§ **Task**
Leaving the pictures out, print the lines from the first line of the listing through the line containing "fill=False, edgecolor='#888888', linewidth=1.5))", exactly as they read, and no others.

§ **Data block**
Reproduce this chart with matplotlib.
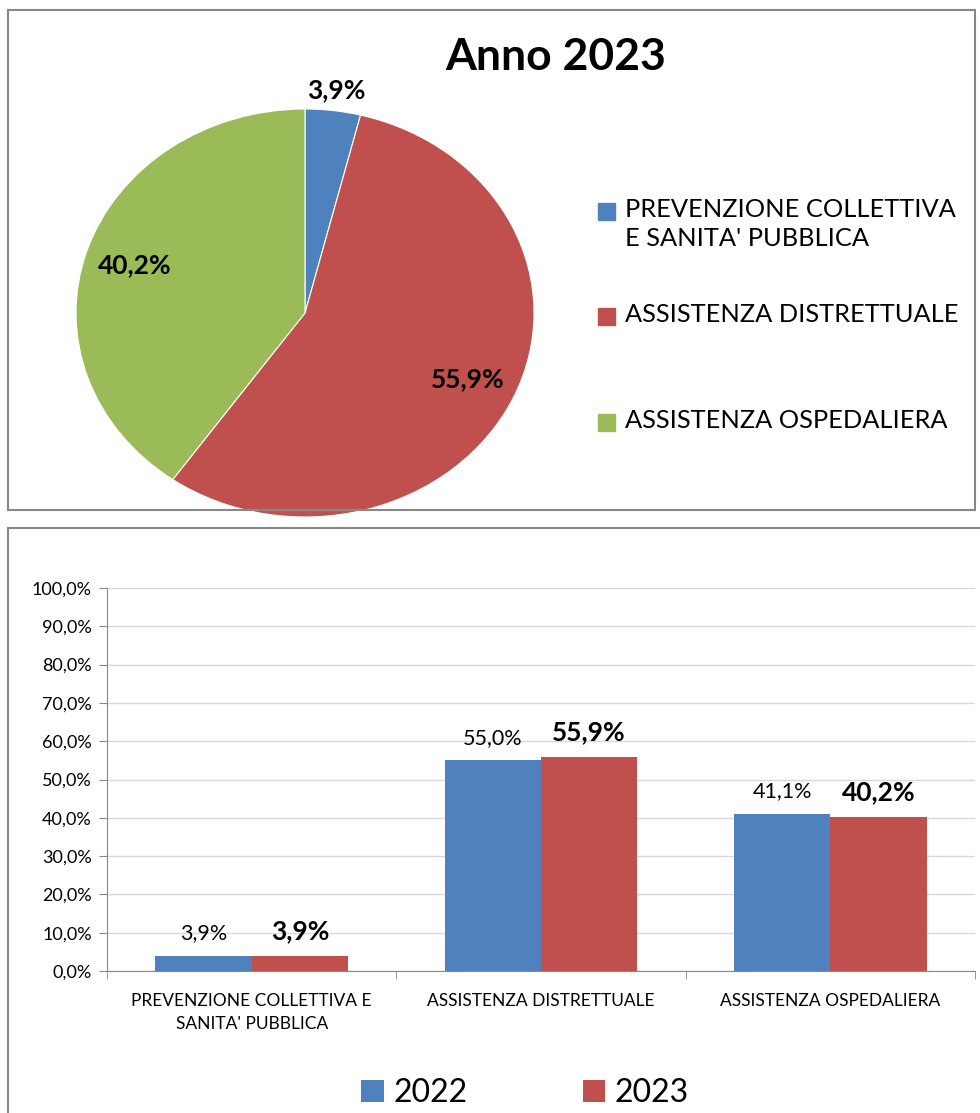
import matplotlib.pyplot as plt
from matplotlib.patches import Rectangle
import numpy as np

plt.rcParams['font.family'] = ['Lato', 'DejaVu Sans']

# data
categorie = ["PREVENZIONE COLLETTIVA\nE SANITA' PUBBLICA", "ASSISTENZA DISTRETTUALE", "ASSISTENZA OSPEDALIERA"]
categorie_bar = ["PREVENZIONE COLLETTIVA E\nSANITA' PUBBLICA", "ASSISTENZA DISTRETTUALE", "ASSISTENZA OSPEDALIERA"]
quote_2023 = [3.9, 55.9, 40.2]
quote_2022 = [3.9, 55.0, 41.1]
anni = ["2022", "2023"]
colori = ['#4F81BD', '#C0504D', '#9BBB59']

W, H = 980, 1113
fig = plt.figure(figsize=(W / 100, H / 100), dpi=100)


def box(x0, y0, x1, y1):
    # pixel box -> figure fraction [left, bottom, width, height]
    return [x0 / W, 1 - y1 / H, (x1 - x0) / W, (y1 - y0) / H]


def fmt(v):
    return f"{v:.1f}%".replace('.', ',')


# panel borders
for b in [box(8, 10, 975, 510), box(8, 528, 990, 1125)]:
    fig.patches.append(Rectangle((b[0], b[1]), b[2], b[3], transform=fig.transFigure,
                                 fill=False, edgecolor='#888888', linewidth=1.5))

'''################ PIE ################'''
ax1 = fig.add_axes(box(76, 109, 534, 517))
wedges, texts, autotexts = ax1.pie(quote_2023, colors=colori, startangle=90, counterclock=False,
                                   autopct=fmt, pctdistance=0.78,
                                   wedgeprops=dict(linewidth=0.8, edgecolor='white'),
                                   textprops=dict(fontsize=19, fontweight='bold'))
ax1.set_aspect('auto')
ax1.set_xlim(-1, 1)
ax1.set_ylim(-1, 1)
# small slice label outside
ang = np.deg2rad(90 - quote_2023[0] * 3.6 / 2)
autotexts[0].set_position((1.1 * np.cos(ang), 1.1 * np.sin(ang)))

fig.text(556 / W, 1 - 57 / H, "Anno 2023", fontsize=32, fontweight='bold', ha='center', va='center')

# legend of pie
leg_y = [211, 316, 422]
for lab, c, y in zip(categorie, colori, leg_y):
    fig.patches.append(Rectangle((598 / W, 1 - (y + 9) / H), 17 / W, 17 / H,
                                 transform=fig.transFigure, color=c))
    fig.text(625 / W, 1 - (y - 13) / H, lab, fontsize=18.3, va='top', ha='left', linespacing=1.3)

'''################ BAR ################'''
ax2 = fig.add_axes(box(107, 588, 975, 971))
x = np.arange(len(categorie_bar))
w = 1 / 3
b1 = ax2.bar(x - w / 2, quote_2022, w, color=colori[0], label=anni[0])
b2 = ax2.bar(x + w / 2, quote_2023, w, color=colori[1], label=anni[1])
for xi, v in zip(x - w / 2, quote_2022):
    ax2.annotate(fmt(v), (xi, v), xytext=(0, 9), textcoords='offset points',
                 ha='center', va='bottom', fontsize=15.5)
for xi, v in zip(x + w / 2, quote_2023):
    ax2.annotate(fmt(v), (xi, v), xytext=(0, 9), textcoords='offset points',
                 ha='center', va='bottom', fontsize=19, fontweight='bold')

ax2.set_xlim(-0.5, 2.5)
ax2.set_ylim(0, 100)
ax2.set_yticks(np.arange(0, 101, 10))
ax2.set_yticklabels([fmt(v) for v in np.arange(0, 101, 10)], fontsize=13)
ax2.yaxis.grid(True, color='#D9D9D9', linewidth=1)
ax2.set_axisbelow(True)
ax2.set_xticks(x)
ax2.set_xticklabels(categorie_bar, fontsize=12.5, linespacing=1.55)
ax2.tick_params(axis='x', length=0, pad=16)
ax2.set_xticks([-0.5, 0.5, 1.5, 2.5], minor=True)
ax2.tick_params(axis='x', which='minor', length=6, color='#888888')
ax2.tick_params(axis='y', length=6, color='#888888', pad=5)
for s in ['top', 'right']:
    ax2.spines[s].set_visible(False)
for s in ['left', 'bottom']:
    ax2.spines[s].set_color('#888888')

fig.legend(handles=[b1, b2], loc='center', bbox_to_anchor=(525 / W, 1 - 1093 / H), ncol=2,
           frameon=False, fontsize=23, handlelength=0.7, handleheight=0.7,
           handletextpad=0.3, columnspacing=3.6)

fig.savefig('out.png', dpi=100)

§ **Answer for this exercise**
Reproduce this chart with matplotlib.
import matplotlib.pyplot as plt
from matplotlib.patches import Rectangle
import numpy as np

plt.rcParams['font.family'] = ['Lato', 'DejaVu Sans']

# data
categorie = ["PREVENZIONE COLLETTIVA\nE SANITA' PUBBLICA", "ASSISTENZA DISTRETTUALE", "ASSISTENZA OSPEDALIERA"]
categorie_bar = ["PREVENZIONE COLLETTIVA E\nSANITA' PUBBLICA", "ASSISTENZA DISTRETTUALE", "ASSISTENZA OSPEDALIERA"]
quote_2023 = [3.9, 55.9, 40.2]
quote_2022 = [3.9, 55.0, 41.1]
anni = ["2022", "2023"]
colori = ['#4F81BD', '#C0504D', '#9BBB59']

W, H = 980, 1113
fig = plt.figure(figsize=(W / 100, H / 100), dpi=100)


def box(x0, y0, x1, y1):
    # pixel box -> figure fraction [left, bottom, width, height]
    return [x0 / W, 1 - y1 / H, (x1 - x0) / W, (y1 - y0) / H]


def fmt(v):
    return f"{v:.1f}%".replace('.', ',')


# panel borders
for b in [box(8, 10, 975, 510), box(8, 528, 990, 1125)]:
    fig.patches.append(Rectangle((b[0], b[1]), b[2], b[3], transform=fig.transFigure,
                                 fill=False, edgecolor='#888888', linewidth=1.5))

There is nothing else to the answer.